(begin)

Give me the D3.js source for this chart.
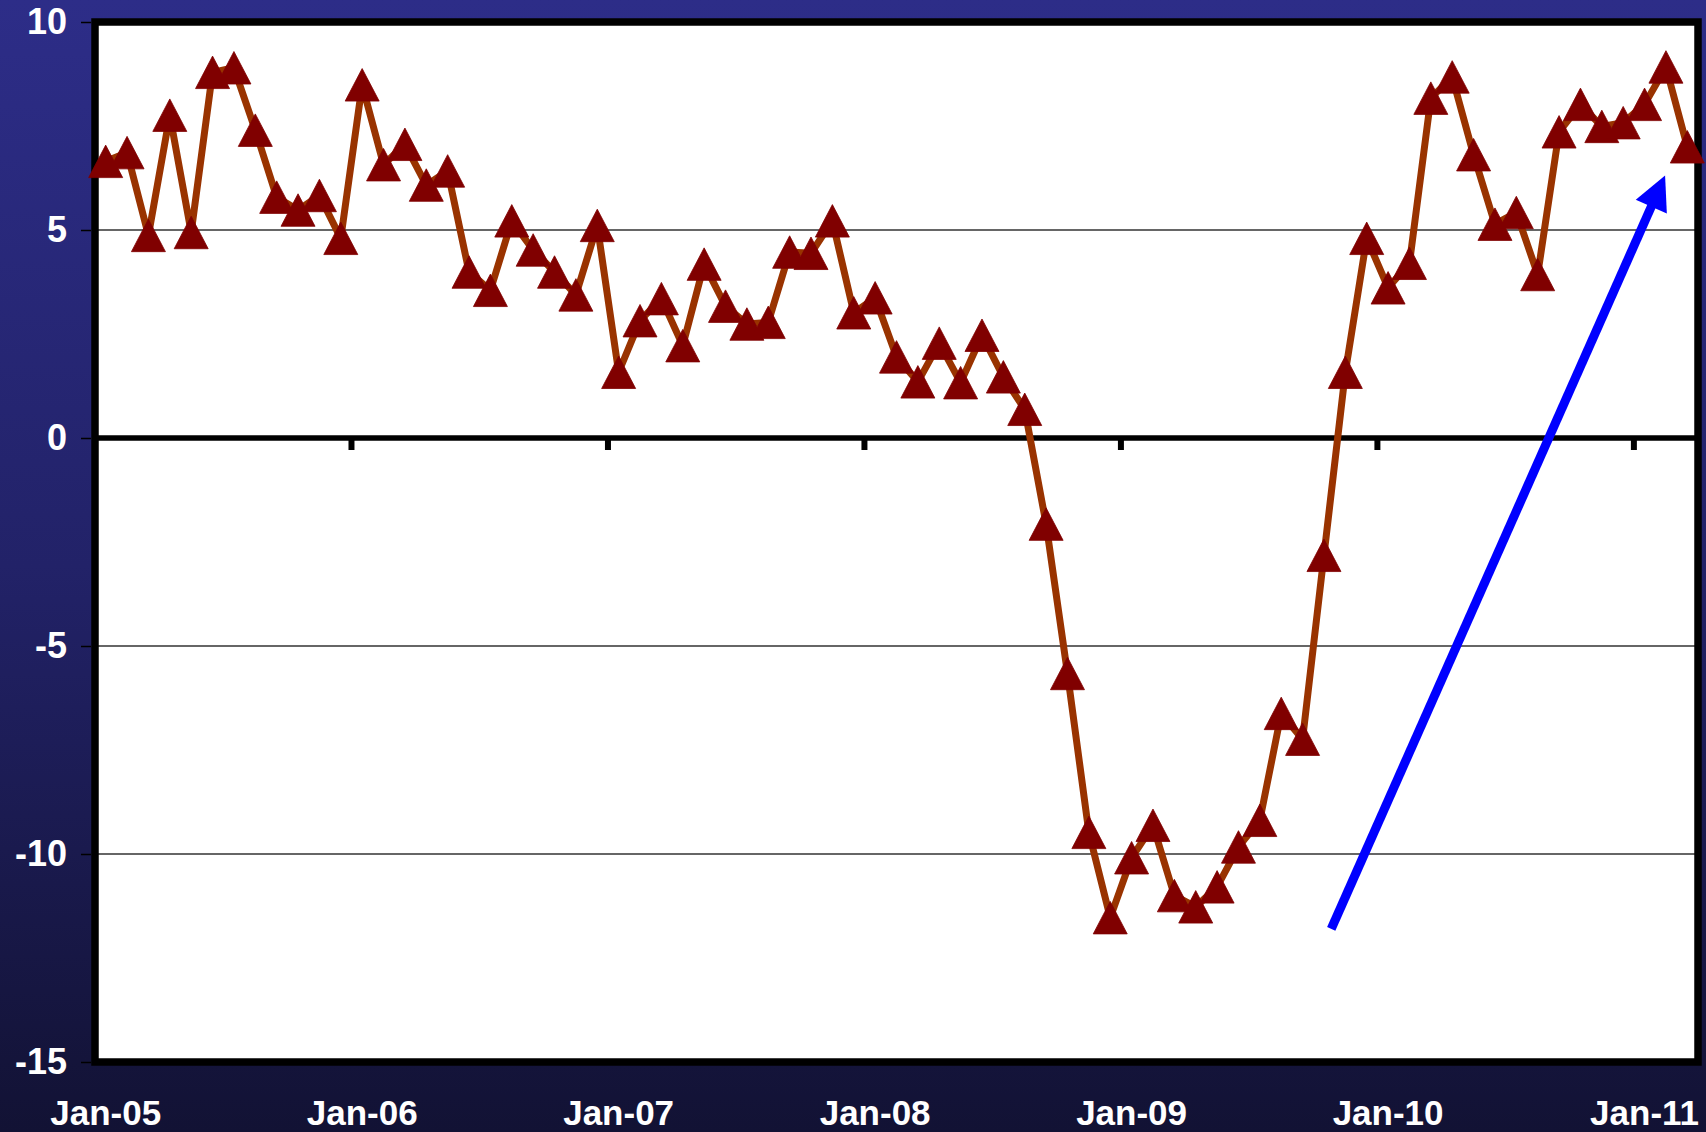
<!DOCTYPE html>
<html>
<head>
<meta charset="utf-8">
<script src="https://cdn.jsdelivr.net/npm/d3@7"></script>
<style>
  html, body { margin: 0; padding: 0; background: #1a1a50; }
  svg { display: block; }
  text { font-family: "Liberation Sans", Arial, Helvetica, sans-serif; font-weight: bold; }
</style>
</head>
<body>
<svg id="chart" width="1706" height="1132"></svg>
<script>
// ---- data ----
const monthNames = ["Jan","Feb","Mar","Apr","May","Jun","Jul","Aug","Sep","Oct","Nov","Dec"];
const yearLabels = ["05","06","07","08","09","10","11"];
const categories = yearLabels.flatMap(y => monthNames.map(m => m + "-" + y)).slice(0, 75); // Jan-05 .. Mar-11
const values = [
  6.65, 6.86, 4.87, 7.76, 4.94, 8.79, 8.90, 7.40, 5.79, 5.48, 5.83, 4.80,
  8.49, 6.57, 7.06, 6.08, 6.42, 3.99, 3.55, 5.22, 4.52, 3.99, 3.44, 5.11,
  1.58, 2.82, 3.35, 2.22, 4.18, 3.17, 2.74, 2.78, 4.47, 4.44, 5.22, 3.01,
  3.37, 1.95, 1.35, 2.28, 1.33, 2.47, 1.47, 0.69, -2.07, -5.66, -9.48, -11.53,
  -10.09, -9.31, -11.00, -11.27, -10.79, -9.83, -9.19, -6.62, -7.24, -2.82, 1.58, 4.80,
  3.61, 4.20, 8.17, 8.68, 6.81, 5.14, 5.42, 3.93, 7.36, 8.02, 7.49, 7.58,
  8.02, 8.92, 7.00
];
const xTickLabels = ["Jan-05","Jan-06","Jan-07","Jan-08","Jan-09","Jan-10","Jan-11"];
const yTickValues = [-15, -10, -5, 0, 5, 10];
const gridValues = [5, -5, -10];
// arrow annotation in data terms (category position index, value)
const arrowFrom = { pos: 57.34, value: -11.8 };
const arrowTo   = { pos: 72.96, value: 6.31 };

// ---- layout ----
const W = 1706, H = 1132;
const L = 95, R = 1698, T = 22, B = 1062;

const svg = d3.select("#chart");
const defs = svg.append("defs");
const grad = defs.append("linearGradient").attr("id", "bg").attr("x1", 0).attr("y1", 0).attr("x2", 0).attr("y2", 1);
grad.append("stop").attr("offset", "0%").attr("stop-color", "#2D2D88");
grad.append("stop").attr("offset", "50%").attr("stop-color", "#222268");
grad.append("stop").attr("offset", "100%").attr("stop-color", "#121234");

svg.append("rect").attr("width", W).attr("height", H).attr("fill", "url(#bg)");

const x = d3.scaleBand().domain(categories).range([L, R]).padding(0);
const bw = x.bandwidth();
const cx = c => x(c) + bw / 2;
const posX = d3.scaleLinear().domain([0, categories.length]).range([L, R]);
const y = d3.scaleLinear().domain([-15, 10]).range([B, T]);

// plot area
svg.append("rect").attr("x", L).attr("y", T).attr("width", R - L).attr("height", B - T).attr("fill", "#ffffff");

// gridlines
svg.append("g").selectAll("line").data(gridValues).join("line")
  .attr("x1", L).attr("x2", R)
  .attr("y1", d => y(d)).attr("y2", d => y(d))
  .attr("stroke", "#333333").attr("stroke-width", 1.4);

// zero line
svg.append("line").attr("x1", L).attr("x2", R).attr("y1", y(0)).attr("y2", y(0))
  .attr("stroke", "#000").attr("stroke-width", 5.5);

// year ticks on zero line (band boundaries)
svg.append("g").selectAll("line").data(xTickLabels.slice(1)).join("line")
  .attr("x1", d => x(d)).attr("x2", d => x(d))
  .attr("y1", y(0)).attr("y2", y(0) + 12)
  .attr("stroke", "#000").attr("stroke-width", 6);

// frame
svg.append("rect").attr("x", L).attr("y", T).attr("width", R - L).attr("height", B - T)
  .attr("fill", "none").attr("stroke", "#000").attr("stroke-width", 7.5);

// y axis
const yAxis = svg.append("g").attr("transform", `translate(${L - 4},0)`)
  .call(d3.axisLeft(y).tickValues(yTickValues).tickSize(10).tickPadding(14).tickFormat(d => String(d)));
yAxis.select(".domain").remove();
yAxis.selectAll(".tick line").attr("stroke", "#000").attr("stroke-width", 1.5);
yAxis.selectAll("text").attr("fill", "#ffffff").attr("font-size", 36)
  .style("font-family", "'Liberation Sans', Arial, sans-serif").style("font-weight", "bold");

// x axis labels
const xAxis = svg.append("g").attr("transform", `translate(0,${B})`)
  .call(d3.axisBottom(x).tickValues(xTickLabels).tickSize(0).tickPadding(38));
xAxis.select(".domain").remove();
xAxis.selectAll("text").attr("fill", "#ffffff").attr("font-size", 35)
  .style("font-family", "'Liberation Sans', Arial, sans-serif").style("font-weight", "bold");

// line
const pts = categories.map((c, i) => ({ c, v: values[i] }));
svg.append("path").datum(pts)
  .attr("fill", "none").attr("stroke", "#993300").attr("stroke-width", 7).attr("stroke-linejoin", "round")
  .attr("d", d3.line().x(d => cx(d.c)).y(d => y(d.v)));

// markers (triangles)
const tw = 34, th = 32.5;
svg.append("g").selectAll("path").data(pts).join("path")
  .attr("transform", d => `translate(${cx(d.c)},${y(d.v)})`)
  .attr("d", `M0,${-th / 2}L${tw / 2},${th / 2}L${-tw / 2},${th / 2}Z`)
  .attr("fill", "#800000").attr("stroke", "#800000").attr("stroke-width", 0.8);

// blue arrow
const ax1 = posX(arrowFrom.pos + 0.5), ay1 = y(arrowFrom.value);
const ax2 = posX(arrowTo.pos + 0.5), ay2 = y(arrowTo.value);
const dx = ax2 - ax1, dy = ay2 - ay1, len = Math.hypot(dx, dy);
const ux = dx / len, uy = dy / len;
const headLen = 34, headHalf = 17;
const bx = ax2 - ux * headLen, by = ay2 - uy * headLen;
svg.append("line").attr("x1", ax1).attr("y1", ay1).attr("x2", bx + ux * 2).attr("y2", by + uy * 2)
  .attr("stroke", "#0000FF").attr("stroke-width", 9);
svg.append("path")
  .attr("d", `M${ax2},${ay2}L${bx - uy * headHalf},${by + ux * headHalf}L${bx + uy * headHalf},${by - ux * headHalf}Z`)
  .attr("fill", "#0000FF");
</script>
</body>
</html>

(end)
(begin)

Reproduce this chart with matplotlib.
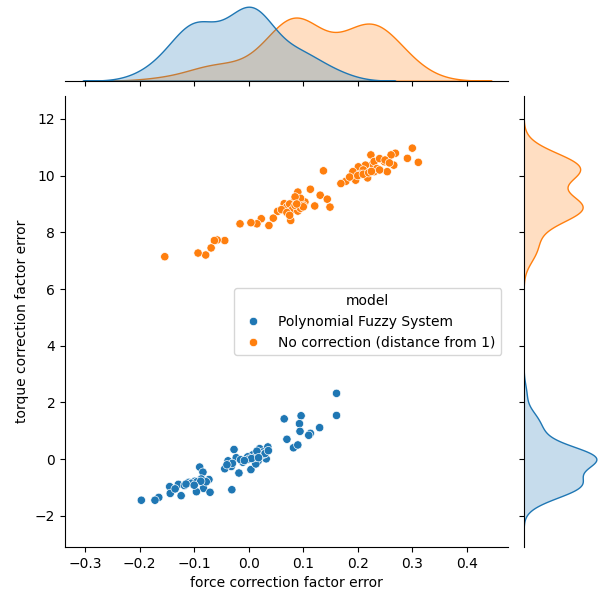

(end)

• _AIM OF THE EXERCISE_
Gather and copy every line of the data in which the string "this" is found.

• _EXERCISE RESPONSE_
Give me the D3.js source for this chart.
Reproduce this chart with matplotlib.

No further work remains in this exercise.